>> begin

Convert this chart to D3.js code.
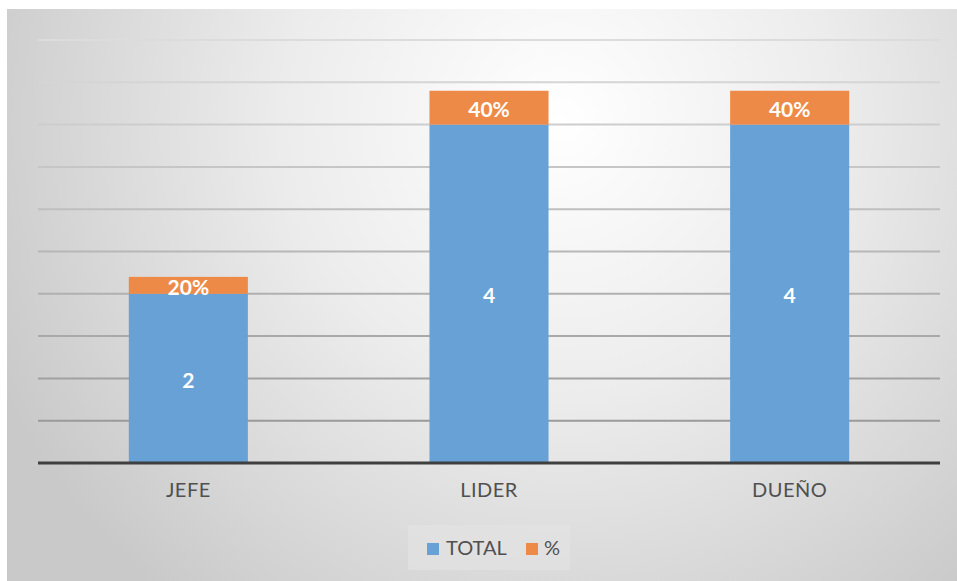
<!DOCTYPE html>
<html>
<head>
<meta charset="utf-8">
<script src="https://cdn.jsdelivr.net/npm/d3@7"></script>
<style>
  html, body { margin: 0; padding: 0; background: #ffffff; }
  svg { display: block; }
</style>
</head>
<body>
<svg id="chart" width="957" height="581"></svg>
<script>
// Chart data
const categories = ["JEFE", "LIDER", "DUEÑO"];
const totalValues = [2, 4, 4];
const percentValues = [0.2, 0.4, 0.4];
const percentLabels = ["20%", "40%", "40%"];
const seriesNames = ["TOTAL", "%"];
const yTicks = [0, 0.5, 1, 1.5, 2, 2.5, 3, 3.5, 4, 4.5, 5];

const W = 957, H = 581;
const colors = { total: "#67a1d6", pct: "#ee8a48" };
const fontFamily = "Lato, 'Open Sans', sans-serif";

const svg = d3.select("#chart");
const defs = svg.append("defs");

// Soft radial backdrop: bright near the top centre, grey toward the edges
const bg = defs.append("radialGradient")
  .attr("id", "bgGrad")
  .attr("gradientUnits", "userSpaceOnUse")
  .attr("cx", 560).attr("cy", 120).attr("r", 620);
bg.append("stop").attr("offset", "0%").attr("stop-color", "#ffffff");
bg.append("stop").attr("offset", "45%").attr("stop-color", "#ececec");
bg.append("stop").attr("offset", "100%").attr("stop-color", "#c9c9c9");

svg.append("rect")
  .attr("x", 7).attr("y", 9)
  .attr("width", W - 7).attr("height", H - 9)
  .attr("fill", "url(#bgGrad)");

// Scales
const x = d3.scaleBand()
  .domain(categories)
  .range([38, 940])
  .paddingInner(0.604)
  .paddingOuter(0.302);

const y = d3.scaleLinear()
  .domain([0, 5])
  .range([463, 40]);

// Horizontal gridlines, fading toward the top
const gridColor = d3.scaleLinear().domain([5, 0.5]).range(["#dcdcdc", "#9a9a9a"]);
svg.append("g")
  .selectAll("line")
  .data(yTicks.filter(t => t > 0))
  .join("line")
  .attr("x1", 38).attr("x2", 940)
  .attr("y1", d => y(d)).attr("y2", d => y(d))
  .attr("stroke", d => gridColor(d))
  .attr("stroke-width", 2);

// Stacked bars
const rows = categories.map((c, i) => ({ cat: c, total: totalValues[i], pct: percentValues[i], label: percentLabels[i] }));
const stack = d3.stack().keys(["total", "pct"]);
const layers = stack(rows);
const layerColors = [colors.total, colors.pct];

svg.append("g")
  .selectAll("g")
  .data(layers)
  .join("g")
  .attr("fill", (d, i) => layerColors[i])
  .selectAll("rect")
  .data(d => d)
  .join("rect")
  .attr("x", d => x(d.data.cat))
  .attr("width", x.bandwidth())
  .attr("y", d => y(d[1]))
  .attr("height", d => y(d[0]) - y(d[1]));

// Value labels
const labels = svg.append("g")
  .attr("font-family", fontFamily)
  .attr("font-weight", "bold")
  .attr("font-size", 21)
  .attr("fill", "#ffffff")
  .attr("text-anchor", "middle")
  .attr("dominant-baseline", "central");

labels.selectAll("text.total")
  .data(layers[0])
  .join("text")
  .attr("class", "total")
  .attr("x", d => x(d.data.cat) + x.bandwidth() / 2)
  .attr("y", d => (y(d[0]) + y(d[1])) / 2 + 1)
  .text(d => d.data.total);

labels.selectAll("text.pct")
  .data(layers[1])
  .join("text")
  .attr("class", "pct")
  .attr("x", d => x(d.data.cat) + x.bandwidth() / 2)
  .attr("y", d => (y(d[0]) + y(d[1])) / 2 + 1)
  .text(d => d.data.label);

// Baseline and category axis
const xAxis = svg.append("g")
  .attr("transform", `translate(0,${y(0)})`)
  .call(d3.axisBottom(x).tickSize(0).tickPadding(20));
xAxis.select(".domain")
  .attr("d", "M38,0H940")
  .attr("stroke", "#3f3f3f")
  .attr("stroke-width", 3);
xAxis.selectAll("text")
  .attr("font-family", fontFamily)
  .attr("font-size", 20)
  .attr("fill", "#505050")
  .attr("letter-spacing", 0.5);

// Legend
const legend = svg.append("g");
legend.append("rect")
  .attr("x", 408).attr("y", 525)
  .attr("width", 162).attr("height", 45)
  .attr("fill", "#e2e2e2").attr("opacity", 0.7);

const legendItems = [
  { name: seriesNames[0], color: colors.total, sx: 427, tx: 446 },
  { name: seriesNames[1], color: colors.pct, sx: 526, tx: 544 }
];
legendItems.forEach(it => {
  legend.append("rect")
    .attr("x", it.sx).attr("y", 543)
    .attr("width", 12).attr("height", 12)
    .attr("fill", it.color);
  legend.append("text")
    .attr("x", it.tx).attr("y", 547)
    .attr("dominant-baseline", "central")
    .attr("font-family", fontFamily)
    .attr("font-size", 20)
    .attr("fill", "#505050")
    .text(it.name);
});
</script>
</body>
</html>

>> end

● Required work
Without including any pictures, reproduce the listing exactly.

● Complete answer
Convert this chart to D3.js code.
<!DOCTYPE html>
<html>
<head>
<meta charset="utf-8">
<script src="https://cdn.jsdelivr.net/npm/d3@7"></script>
<style>
  html, body { margin: 0; padding: 0; background: #ffffff; }
  svg { display: block; }
</style>
</head>
<body>
<svg id="chart" width="957" height="581"></svg>
<script>
// Chart data
const categories = ["JEFE", "LIDER", "DUEÑO"];
const totalValues = [2, 4, 4];
const percentValues = [0.2, 0.4, 0.4];
const percentLabels = ["20%", "40%", "40%"];
const seriesNames = ["TOTAL", "%"];
const yTicks = [0, 0.5, 1, 1.5, 2, 2.5, 3, 3.5, 4, 4.5, 5];

const W = 957, H = 581;
const colors = { total: "#67a1d6", pct: "#ee8a48" };
const fontFamily = "Lato, 'Open Sans', sans-serif";

const svg = d3.select("#chart");
const defs = svg.append("defs");

// Soft radial backdrop: bright near the top centre, grey toward the edges
const bg = defs.append("radialGradient")
  .attr("id", "bgGrad")
  .attr("gradientUnits", "userSpaceOnUse")
  .attr("cx", 560).attr("cy", 120).attr("r", 620);
bg.append("stop").attr("offset", "0%").attr("stop-color", "#ffffff");
bg.append("stop").attr("offset", "45%").attr("stop-color", "#ececec");
bg.append("stop").attr("offset", "100%").attr("stop-color", "#c9c9c9");

svg.append("rect")
  .attr("x", 7).attr("y", 9)
  .attr("width", W - 7).attr("height", H - 9)
  .attr("fill", "url(#bgGrad)");

// Scales
const x = d3.scaleBand()
  .domain(categories)
  .range([38, 940])
  .paddingInner(0.604)
  .paddingOuter(0.302);

const y = d3.scaleLinear()
  .domain([0, 5])
  .range([463, 40]);

// Horizontal gridlines, fading toward the top
const gridColor = d3.scaleLinear().domain([5, 0.5]).range(["#dcdcdc", "#9a9a9a"]);
svg.append("g")
  .selectAll("line")
  .data(yTicks.filter(t => t > 0))
  .join("line")
  .attr("x1", 38).attr("x2", 940)
  .attr("y1", d => y(d)).attr("y2", d => y(d))
  .attr("stroke", d => gridColor(d))
  .attr("stroke-width", 2);

// Stacked bars
const rows = categories.map((c, i) => ({ cat: c, total: totalValues[i], pct: percentValues[i], label: percentLabels[i] }));
const stack = d3.stack().keys(["total", "pct"]);
const layers = stack(rows);
const layerColors = [colors.total, colors.pct];

svg.append("g")
  .selectAll("g")
  .data(layers)
  .join("g")
  .attr("fill", (d, i) => layerColors[i])
  .selectAll("rect")
  .data(d => d)
  .join("rect")
  .attr("x", d => x(d.data.cat))
  .attr("width", x.bandwidth())
  .attr("y", d => y(d[1]))
  .attr("height", d => y(d[0]) - y(d[1]));

// Value labels
const labels = svg.append("g")
  .attr("font-family", fontFamily)
  .attr("font-weight", "bold")
  .attr("font-size", 21)
  .attr("fill", "#ffffff")
  .attr("text-anchor", "middle")
  .attr("dominant-baseline", "central");

labels.selectAll("text.total")
  .data(layers[0])
  .join("text")
  .attr("class", "total")
  .attr("x", d => x(d.data.cat) + x.bandwidth() / 2)
  .attr("y", d => (y(d[0]) + y(d[1])) / 2 + 1)
  .text(d => d.data.total);

labels.selectAll("text.pct")
  .data(layers[1])
  .join("text")
  .attr("class", "pct")
  .attr("x", d => x(d.data.cat) + x.bandwidth() / 2)
  .attr("y", d => (y(d[0]) + y(d[1])) / 2 + 1)
  .text(d => d.data.label);

// Baseline and category axis
const xAxis = svg.append("g")
  .attr("transform", `translate(0,${y(0)})`)
  .call(d3.axisBottom(x).tickSize(0).tickPadding(20));
xAxis.select(".domain")
  .attr("d", "M38,0H940")
  .attr("stroke", "#3f3f3f")
  .attr("stroke-width", 3);
xAxis.selectAll("text")
  .attr("font-family", fontFamily)
  .attr("font-size", 20)
  .attr("fill", "#505050")
  .attr("letter-spacing", 0.5);

// Legend
const legend = svg.append("g");
legend.append("rect")
  .attr("x", 408).attr("y", 525)
  .attr("width", 162).attr("height", 45)
  .attr("fill", "#e2e2e2").attr("opacity", 0.7);

const legendItems = [
  { name: seriesNames[0], color: colors.total, sx: 427, tx: 446 },
  { name: seriesNames[1], color: colors.pct, sx: 526, tx: 544 }
];
legendItems.forEach(it => {
  legend.append("rect")
    .attr("x", it.sx).attr("y", 543)
    .attr("width", 12).attr("height", 12)
    .attr("fill", it.color);
  legend.append("text")
    .attr("x", it.tx).attr("y", 547)
    .attr("dominant-baseline", "central")
    .attr("font-family", fontFamily)
    .attr("font-size", 20)
    .attr("fill", "#505050")
    .text(it.name);
});
</script>
</body>
</html>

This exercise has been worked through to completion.